Some are proposing that Netanyahu announce the adoption of the first phase of the deal. This would entail a 42-day cease-fire that includes Israel’s withdrawal from population centers; the release of female, elderly, ill and wounded hostages in exchange for hundreds of Palestinian prisoners; the return of residents of northern Gaza to their homes and an increase in the delivery of humanitarian aid. This wouldn’t be an end to the war.
But even this scenario is problematic for Netanyahu on two fronts. One: after a six-week cease-fire, the international community will put tremendous pressure on him to continue to the second phase, which includes discussions on a permanent cease-fire. Two: who says that his usual saboteurs, the advocates of the war and Jewish settlements in Gaza, would agree to pay the minimum price for living hostages – the release of hundreds of Palestinian prisoners and the return of northern Gaza’s people to their ruined homes?
President Isaac Herzog assured the prime minister that he had his “full support” for the deal. That’s nice, but how many Knesset seats does Israel’s unelected president have?
There is no doubt that this week will be particularly challenging for Netanyahu. Two nontrivial politically threats loom over him: the dissolution of the government by the extreme right if the deal is adopted and the resignation of the National Unity Party from the wartime government if it isn’t. He is also facing the Supreme Court’s approaching ruling on the ultra-Orthodox draft-dodging bill.
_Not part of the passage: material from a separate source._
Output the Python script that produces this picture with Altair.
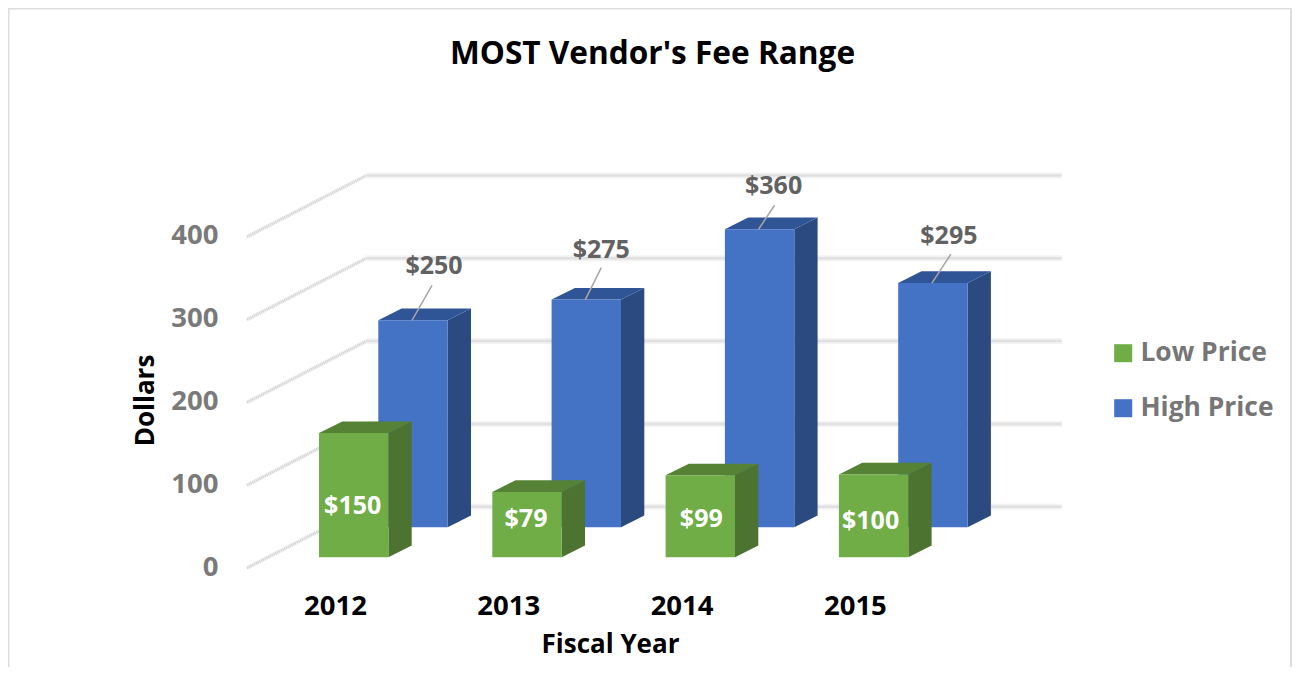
import altair as alt
import pandas as pd

# ---- values
years = [2012, 2013, 2014, 2015]
low_price = [150, 79, 99, 100]
high_price = [250, 275, 360, 295]
y_ticks = [0, 100, 200, 300, 400]

# ---- drawing set-up (pixels in the reference, turned into scale units below)
W, H = 1284, 659
PX_PER_YEAR = 173.3
PX_PER_DOLLAR = 0.828
FONT = "Open Sans"


def yrs(px):
    return px / PX_PER_YEAR


def usd(px):
    return px / PX_PER_DOLLAR


x_scale = alt.Scale(domain=[2012 - yrs(345.7), 2012 + yrs(W - 345.7)], nice=False, zero=False)
y_scale = alt.Scale(domain=[usd(568 - 8 - H), usd(568 - 8)], nice=False, zero=False)

BAR_W = yrs(69.4)
DEPTH_X = yrs(23.3)
DEPTH_Y = usd(11.7)
LOW_BASE = usd(568 - 557.3)
HIGH_BASE = usd(568 - 527.3)
HIGH_SHIFT = yrs(59.3)
WALL_DEPTH_Y = usd(61.3)
WALL_LEFT = 2012 - yrs(106.7)
WALL_BACK = 2012 + yrs(12.6)
WALL_RIGHT = 2012 + yrs(708)

axis_common = dict(
    domain=False, ticks=False, grid=False, tickSize=0, labelPadding=0,
    labelFont=FONT, labelFontSize=27.5, labelFontWeight="bold",
    titleFont=FONT, titleFontSize=26, titleFontWeight="bold", titleColor="#000000",
)
x_axis = alt.Axis(values=years, format="d", offset=-61, labelOffset=-18.7,
                  labelBaseline="middle", labelColor="#000000",
                  titleX=602, titleY=38, titleBaseline="middle", **axis_common)
y_axis = alt.Axis(values=y_ticks, format="d", offset=-210, labelOffset=-1,
                  labelColor="#7A7A7A", labelAlign="right",
                  titleX=-73, titleY=392, titleBaseline="middle", **axis_common)


def X(field):
    return alt.X(field, type="quantitative", scale=x_scale, title="Fiscal Year", axis=x_axis)


def Y(field):
    return alt.Y(field, type="quantitative", scale=y_scale, title="Dollars", axis=y_axis)


def faces(values, base, shift, series):
    front, side, top = [], [], []
    for yr, v in zip(years, values):
        x0 = yr - BAR_W / 2 + shift
        x1 = x0 + BAR_W
        t = base + v
        front.append(dict(series=series, x0=x0, x1=x1, y0=base, y1=t))
        side.append(dict(k=yr, x=x1, y=t, y2=base))
        side.append(dict(k=yr, x=x1 + DEPTH_X, y=t + DEPTH_Y, y2=base + DEPTH_Y))
        top.append(dict(k=yr, y=t, x=x0, x2=x1))
        top.append(dict(k=yr, y=t + DEPTH_Y, x=x0 + DEPTH_X, x2=x1 + DEPTH_X))
    return pd.DataFrame(front), pd.DataFrame(side), pd.DataFrame(top)


def box(values, base, shift, series, side_color, top_color):
    f, s, t = faces(values, base, shift, series)
    side = alt.Chart(s).mark_area(color=side_color, interpolate="linear").encode(
        x=X("x"), y=Y("y"), y2=alt.Y2("y2"), detail="k:N")
    top = alt.Chart(t).mark_area(color=top_color, orient="horizontal", interpolate="linear").encode(
        y=Y("y"), x=X("x"), x2=alt.X2("x2"), detail="k:N")
    front = alt.Chart(f).mark_rect().encode(
        x=X("x0"), x2=alt.X2("x1"), y=Y("y0"), y2=alt.Y2("y1"),
        color=alt.Color(
            "series:N",
            scale=alt.Scale(domain=["Low Price", "High Price"], range=["#70AD47", "#4472C4"]),
            sort=["Low Price", "High Price"],
            legend=alt.Legend(
                orient="none", legendX=1102, legendY=332, title=None,
                symbolType="square", symbolSize=324, symbolStrokeWidth=0,
                labelFont=FONT, labelFontSize=26.4, labelFontWeight="bold",
                labelColor="#767676", labelOffset=4, rowPadding=28,
            ),
        ),
    )
    return [side, top, front]


# ---- walls
back = pd.DataFrame([dict(k=v, x=WALL_BACK, x2=WALL_RIGHT, y=v + WALL_DEPTH_Y) for v in y_ticks])
left = pd.DataFrame(
    [dict(k=v, x=WALL_LEFT, y=v) for v in y_ticks]
    + [dict(k=v, x=WALL_BACK, y=v + WALL_DEPTH_Y) for v in y_ticks]
)

back_halo = alt.Chart(back).mark_rule(color="#F3F3F3", strokeWidth=6).encode(
    x=X("x"), x2=alt.X2("x2"), y=Y("y"))
back_line = alt.Chart(back).mark_rule(color="#E0E0E0", strokeWidth=2.5).encode(
    x=X("x"), x2=alt.X2("x2"), y=Y("y"))
left_halo = alt.Chart(left).mark_line(color="#F1F1F1", strokeWidth=4).encode(
    x=X("x"), y=Y("y"), detail="k:N")
left_line = alt.Chart(left).mark_line(color="#CFCFCF", strokeWidth=2.5, strokeDash=[1, 1]).encode(
    x=X("x"), y=Y("y"), detail="k:N")

# ---- labels and leaders
high_center = [yr + HIGH_SHIFT for yr in years]
label_dx = [21, 15, 14, 16]
label_up = [54, 50, 43, 47]
leader_dx = [20, 16, 16, 19]
leader_up = [35, 32, 24, 29]
high_labels = pd.DataFrame(dict(
    x=[c + yrs(d) for c, d in zip(high_center, label_dx)],
    y=[HIGH_BASE + v + usd(u) for v, u in zip(high_price, label_up)],
    t=["$" + str(v) for v in high_price],
))
leaders = pd.DataFrame(dict(
    x=[c - yrs(1) for c in high_center],
    x2=[c + yrs(d - 1) for c, d in zip(high_center, leader_dx)],
    y=[HIGH_BASE + v for v in high_price],
    y2=[HIGH_BASE + v + usd(u) for v, u in zip(high_price, leader_up)],
))
low_dx = [-1, -1, 1, -3]
low_label_y = [506, 519, 519, 521]
low_labels = pd.DataFrame(dict(
    x=[yr + yrs(d) for yr, d in zip(years, low_dx)],
    y=[usd(568 - p) for p in low_label_y],
    t=["$" + str(v) for v in low_price],
))

leader_layer = alt.Chart(leaders).mark_rule(color="#A6A6A6", strokeWidth=1.5).encode(
    x=X("x"), x2=alt.X2("x2"), y=Y("y"), y2=alt.Y2("y2"))
high_text = alt.Chart(high_labels).mark_text(
    font=FONT, fontSize=25, fontWeight="bold", color="#626262", baseline="middle"
).encode(x=X("x"), y=Y("y"), text="t:N")
low_text = alt.Chart(low_labels).mark_text(
    font=FONT, fontSize=25, fontWeight="bold", color="#FFFFFF", baseline="middle"
).encode(x=X("x"), y=Y("y"), text="t:N")

# ---- card outline
border = "#DDDDDD"
edge_left = alt.Chart(pd.DataFrame(dict(a=[0]))).mark_rule(color=border, strokeWidth=2).encode(
    x=alt.value(0.5), y=alt.value(0), y2=alt.value(H))
edge_right = alt.Chart(pd.DataFrame(dict(a=[0]))).mark_rule(color=border, strokeWidth=2).encode(
    x=alt.value(W - 1), y=alt.value(0), y2=alt.value(H))
edge_top = alt.Chart(pd.DataFrame(dict(a=[0]))).mark_rule(color=border, strokeWidth=2).encode(
    y=alt.value(0.5), x=alt.value(0), x2=alt.value(W))

layers = [back_halo, edge_left, edge_right, edge_top, back_line, left_halo, left_line]
layers += box(high_price, HIGH_BASE, HIGH_SHIFT, "High Price", "#2A4A80", "#2F5597")
layers += [leader_layer]
layers += box(low_price, LOW_BASE, 0, "Low Price", "#4C7330", "#558235")
layers += [high_text, low_text]

chart = alt.layer(*layers).properties(
    width=W, height=H,
    autosize=alt.AutoSizeParams(type="none"),
    padding=0,
    background="#FFFFFF",
    title=alt.TitleParams(
        text="MOST Vendor's Fee Range", anchor="start", dx=443, dy=68,
        font=FONT, fontSize=31.6, fontWeight="bold", color="#000000",
    ),
).configure_view(stroke=None)

chart.save("out.html", embed_options={"renderer": "svg", "actions": False})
Any hope still remaining in the Prime Minister’s Office that the conservative, right-wing justices on the panel hearing the case would show empathy for the government’s case was sorely dashed in the hearing. It was the remarks by conservative justices Noam Sohlberg and Yael Willner that were unequivocal.
There are some statements that encapsulate an entire story. One example came in the Supreme Court’s September 23 hearing on the abolition of the reasonableness standard, in which the government’s (private) attorney, Ilan Bombach, said that Israel’s Declaration of Independence “was drafted hastily” (historically false) and that its 37 signatories had not even been elected.
Another example came this Sunday, when the government’s (again, private) attorney, Doron Taubman, tried to defend the abomination that is the Haredi exemption from the draft, Asked about ending the flow of state funding to yeshivas for married men, he said: “Ultimately, we are dealing with dinei nefashot” – the term in Judaism for cases involving life and death – “for tens of thousands of Haredim.” Two hearings, two momentous issues, with separated by nearly a year – and so much callousness, chutzpah and cynicism.
It’s clear that the court will rule that ultra-Orthodox men must be included in the draft as soon as possible – at least 3,000, at first (out of around 65,000 who are eligible). It’s also quite clear that it will extend the ruling barring state funding for yeshivas whose students don’t enlist because their rabbi said not to or because they don’t feel like it. What will the leaders of the Haredi parties do if thousands of yeshiva students are designated deserters, criminals for whom any encounter with the police – at demonstrations, or because they failed to stop at a red light – could result in arrest? Would the elderly Rebbe instruct the parties to leave the governing coalition?
What else is clear in this reality, in which it seems nothing is clear? It’s clear that Netanyahu and his Likud party can’t afford an election campaign that revolves around the issue of continuing the exemption and draft-dodging, all while graves are being dug for hundreds of soldiers all over the country and the anger rises among the part of the public that does serve, and whose children are fighting and being wounded and killed (in reality, not in the study hall or as off-the-books labor).
If an early election is a done deal, it is very possible that Netanyahu would be better off facing voters over the hostage deal, with all its dangers and merits. Normalization with Saudi Arabia and a regional coalition against Iran would be quite the electoral boon. It was once the prime minister’s raison d’etre. Now, he has to be dragged to the altar, kicking and screaming.